DIRECTION —
Copy down every line where the string "this" shows up.

Rows from a dataset of charts and code
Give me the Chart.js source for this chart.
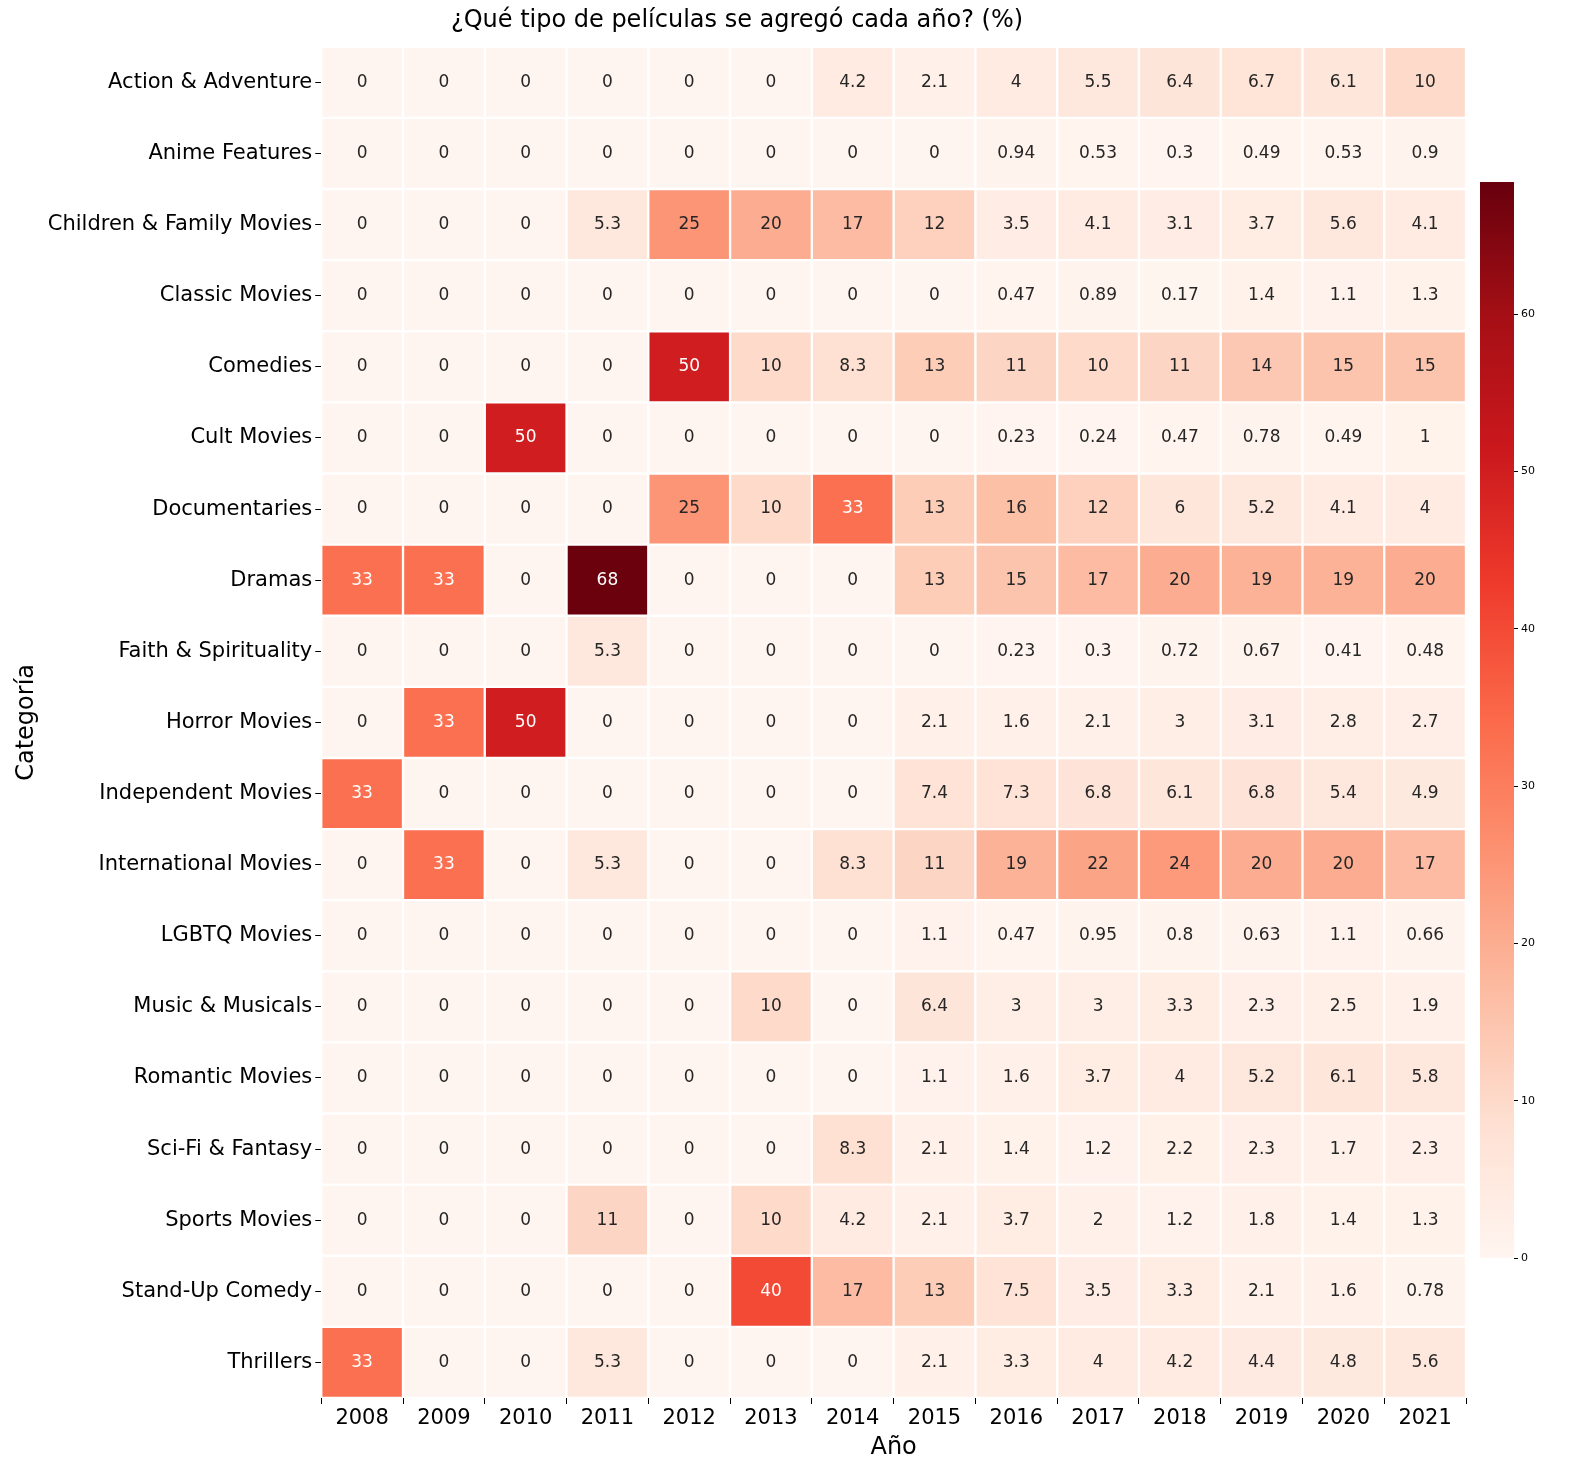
<!DOCTYPE html>
<html><head><meta charset="utf-8">
<script src="https://cdn.jsdelivr.net/npm/chart.js@4"></script>
<style>body{margin:0;background:#fff;font-family:"DejaVu Sans"}#a{position:absolute;left:0;top:0;width:1472px;height:1470px}#b{position:absolute;left:1468px;top:172px;width:110px;height:1096px}</style>
</head><body><div id="a"><canvas id="c1"></canvas></div><div id="b"><canvas id="c2"></canvas></div>
<script>
const years=["2008","2009","2010","2011","2012","2013","2014","2015","2016","2017","2018","2019","2020","2021"];
const categories=["Action & Adventure","Anime Features","Children & Family Movies","Classic Movies","Comedies","Cult Movies","Documentaries","Dramas","Faith & Spirituality","Horror Movies","Independent Movies","International Movies","LGBTQ Movies","Music & Musicals","Romantic Movies","Sci-Fi & Fantasy","Sports Movies","Stand-Up Comedy","Thrillers"];
const action=[0,0,0,0,0,0,4.2,2.1,4,5.5,6.4,6.7,6.1,10];
const anime=[0,0,0,0,0,0,0,0,0.94,0.53,0.3,0.49,0.53,0.9];
const children=[0,0,0,5.3,25,20,17,12,3.5,4.1,3.1,3.7,5.6,4.1];
const classic=[0,0,0,0,0,0,0,0,0.47,0.89,0.17,1.4,1.1,1.3];
const comedies=[0,0,0,0,50,10,8.3,13,11,10,11,14,15,15];
const cult=[0,0,50,0,0,0,0,0,0.23,0.24,0.47,0.78,0.49,1];
const docs=[0,0,0,0,25,10,33,13,16,12,6,5.2,4.1,4];
const dramas=[33,33,0,68,0,0,0,13,15,17,20,19,19,20];
const faith=[0,0,0,5.3,0,0,0,0,0.23,0.3,0.72,0.67,0.41,0.48];
const horror=[0,33,50,0,0,0,0,2.1,1.6,2.1,3,3.1,2.8,2.7];
const indep=[33,0,0,0,0,0,0,7.4,7.3,6.8,6.1,6.8,5.4,4.9];
const intl=[0,33,0,5.3,0,0,8.3,11,19,22,24,20,20,17];
const lgbtq=[0,0,0,0,0,0,0,1.1,0.47,0.95,0.8,0.63,1.1,0.66];
const music=[0,0,0,0,0,10,0,6.4,3,3,3.3,2.3,2.5,1.9];
const romantic=[0,0,0,0,0,0,0,1.1,1.6,3.7,4,5.2,6.1,5.8];
const scifi=[0,0,0,0,0,0,8.3,2.1,1.4,1.2,2.2,2.3,1.7,2.3];
const sports=[0,0,0,11,0,10,4.2,2.1,3.7,2,1.2,1.8,1.4,1.3];
const standup=[0,0,0,0,0,40,17,13,7.5,3.5,3.3,2.1,1.6,0.78];
const thrillers=[33,0,0,5.3,0,0,0,2.1,3.3,4,4.2,4.4,4.8,5.6];
const rows=[action,anime,children,classic,comedies,cult,docs,dramas,faith,horror,indep,intl,lgbtq,music,romantic,scifi,sports,standup,thrillers];
const vmax=68.4;
const stops=[[255,245,240],[254,224,210],[252,187,161],[252,146,114],[251,106,74],[239,59,44],[203,24,29],[165,15,21],[103,0,13]];
function cmap(v){let t=Math.max(0,Math.min(1,v/vmax))*8;let i=Math.min(7,Math.floor(t)),f=t-i;const a=stops[i],b=stops[i+1];return [0,1,2].map(k=>Math.round(a[k]+(b[k]-a[k])*f));}
function lum(c){const l=c.map(x=>{x/=255;return x<=0.03928?x/12.92:Math.pow((x+0.055)/1.055,2.4)});return 0.2126*l[0]+0.7152*l[1]+0.0722*l[2];}
const datasets=rows.map((r,i)=>({label:categories[i],data:r.map(()=>1),vals:r,backgroundColor:r.map(v=>'rgb('+cmap(v).join(',')+')'),borderColor:'#fff',borderWidth:1.5,borderSkipped:false,barPercentage:1,categoryPercentage:1}));
const labelPlugin={id:'lbl',afterDatasetsDraw(ch){const ctx=ch.ctx;ctx.save();ctx.font='17px "DejaVu Sans"';ctx.textAlign='center';ctx.textBaseline='middle';ch.data.datasets.forEach((ds,i)=>{ch.getDatasetMeta(i).data.forEach((el,j)=>{const v=ds.vals[j];ctx.fillStyle=lum(cmap(v))<0.408?'#fff':'#262626';const c=el.getCenterPoint();ctx.fillText(String(v),c.x,c.y);});});ctx.restore();}};
const tickGrid={display:true,drawOnChartArea:false,drawTicks:true,tickLength:6,color:'#000'};
new Chart(document.getElementById('c1'),{type:'bar',data:{labels:years,datasets},plugins:[labelPlugin],
options:{responsive:true,maintainAspectRatio:false,animation:false,layout:{padding:{right:6,top:0,bottom:4,left:8}},
plugins:{legend:{display:false},tooltip:{enabled:false},title:{display:true,text:'¿Qué tipo de películas se agregó cada año? (%)',font:{size:24,family:'DejaVu Sans',weight:'normal'},color:'#000',padding:{top:6,bottom:12}}},
scales:{x:{stacked:true,grid:tickGrid,border:{display:false},ticks:{color:'#000',padding:2,font:{size:21,family:'DejaVu Sans'}},title:{display:true,text:'Año',color:'#000',font:{size:24,family:'DejaVu Sans'},padding:{top:0}}},
y:{stacked:true,reverse:true,min:0,max:19,grid:tickGrid,border:{display:false},afterBuildTicks(ax){ax.ticks=categories.map((c,i)=>({value:i+0.5}));},ticks:{autoSkip:false,color:'#000',padding:3,font:{size:21,family:'DejaVu Sans'},callback:(v)=>categories[Math.floor(v)]},title:{display:true,text:'Categoría',color:'#000',font:{size:24,family:'DejaVu Sans'}}}}}});
new Chart(document.getElementById('c2'),{type:'bar',data:{labels:[''],datasets:[{data:[vmax],barPercentage:1,categoryPercentage:1,backgroundColor(ctx){const ca=ctx.chart.chartArea;if(!ca)return '#fff';const g=ctx.chart.ctx.createLinearGradient(0,ca.bottom,0,ca.top);stops.forEach((s,i)=>g.addColorStop(i/8,'rgb('+s.join(',')+')'));return g;}}]},
options:{responsive:true,maintainAspectRatio:false,animation:false,layout:{padding:{left:12,right:40,top:10,bottom:10}},plugins:{legend:{display:false},tooltip:{enabled:false}},
scales:{x:{display:false},y:{position:'right',min:0,max:vmax,grid:{display:true,drawOnChartArea:false,tickLength:4,color:'#000'},border:{display:false},afterBuildTicks(ax){ax.ticks=[0,10,20,30,40,50,60].map(v=>({value:v}));},ticks:{color:'#000',font:{size:11,family:'DejaVu Sans'}}}}}});
</script></body></html>
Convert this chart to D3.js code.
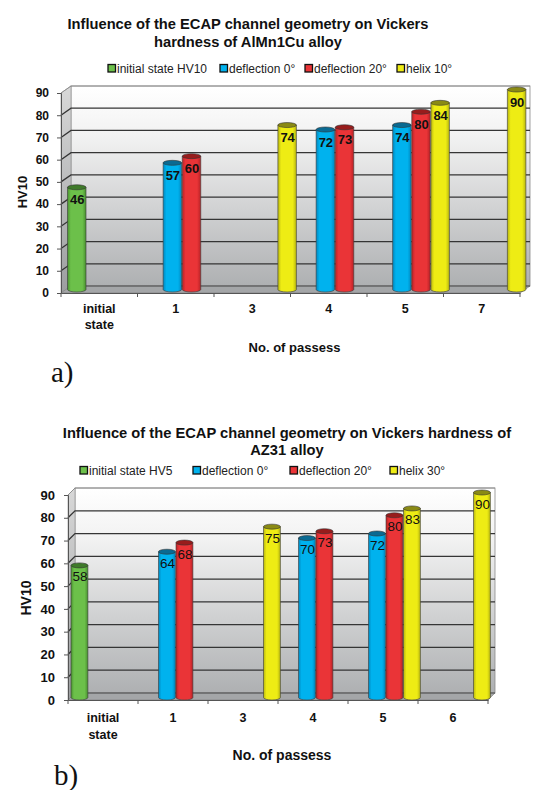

TASK OUTPUT —
Give me the Chart.js source for this chart.
Convert this chart to D3.js code.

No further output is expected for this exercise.